The novel is partly about a father-daughter relationship and partly about the refugee crisis that is affecting all of Europe, with particular focus on the Iranian refugee community in the Netherlands.

When Niloo was forced to leave Iran with her mother and brothers, her father stayed behind. Niloo, who had a deep and joyous bond with her baba, was shocked by this and expected that he would join then. Bahman, however, went on to remarry, first a peasant woman with a young daughter, then, after divorcing her, a young and attractive woman. The novel starts with Bahman waiting for an audience with a divorce judge, a cleric, to obtain a divorce from his third wife. Bahman's third divorce constitutes the plot line of the chapters about present-day Bahman.

As attested by a personal essay published in The New Yorker, many of Niloo's circumstances and adventures, including the four visits with her father, are modeled closely on real events in the author's life. Unlike the author's real-life brother, Niloo's brother Kian is a chef (the New Yorker article indicates that the author's real-life brother is a businessman) and is not married. There is no mention of his having a romantic interest.

== Personal life ==
Upon reaching the United States Nayeri lived as a refugee, "in refugee hostels", for a number of years. When she was 15, in 1994, she became an American citizen, alongside her mother and brother. In 2001, she graduated from Princeton. In 2003, she married Philip Viergutz, a French citizen. She worked in New York City as a strategy consultant at McKinsey & Company and later as a strategic manager at Saks Fifth Avenue. She lived for some years in Amsterdam with her husband.

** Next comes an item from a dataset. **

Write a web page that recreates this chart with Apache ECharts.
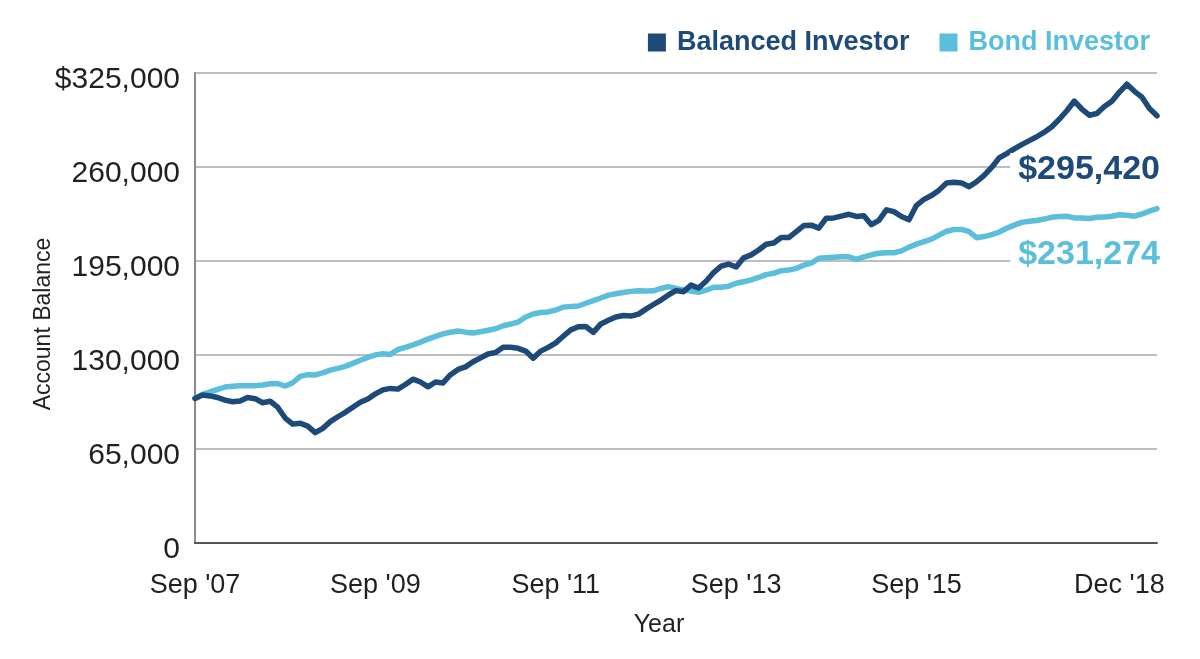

She had been living in London since 2015, but now lives in Scotland. She has a daughter and is divorced from her husband.

== List of works ==

===Novels and books===
- A Teaspoon of Earth and Sea (2013) ISBN 978-1594632327
- Refuge: A Novel (2017) ISBN 978-1594487057
- The Ungrateful Refugee: What Immigrants Never Tell You (2019)
- The Waiting Place: When Home Is Lost and a New One Not Yet Found (2020)
- Who Gets Believed: When the Truth Isn't Enough (2023)

===Articles===
- "The Ungrateful Refugee: 'We Have No Debt to Repay'". The Guardian, April 2017
- "My Father, in Four Visits over Thirty Years". The New Yorker, June 2017

== Awards and honors ==
- 2013: Barnes & Noble Discover Great New Writers Program: A Teaspoon of Earth and Sea
- 2015: O. Henry Prize: "A Ride out of Phrao " Alaska Quarterly Review, vol. 30, 2013
- 2016: National Endowment for the Arts Creative Writing Fellowship
- 2017: Finalist, American Academy in Rome Prize
- 2017: Longlist for The Morning News' Tournament of Books: Refuge
- 2018: Best American Short Stories for "A Big True", The Southern Review
- 2018: Winner, UNESCO City of Literature Paul Engle Prize
- 2019: Columbia Institute for Ideas and Imagination Fellow
- 2019: Finalist, Kirkus Prize, The Ungrateful Refugee
- 2019: Finalist, Los Angeles Times Book Prize, The Ungrateful Refugee
- 2020: Finalist, Elle Prix des Lectrices (France), The Ungrateful Refugee
- 2020: Winner, Geschwister Scholl-Preis (Germany), The Ungrateful Refugee
- 2020: Winner, Clara Johnson Prize, The Ungrateful Refugee
- 2023: finalist, National Book Critics Circle Award for Nonfiction, Who Gets Believed? When the Truth Isn’t Enough.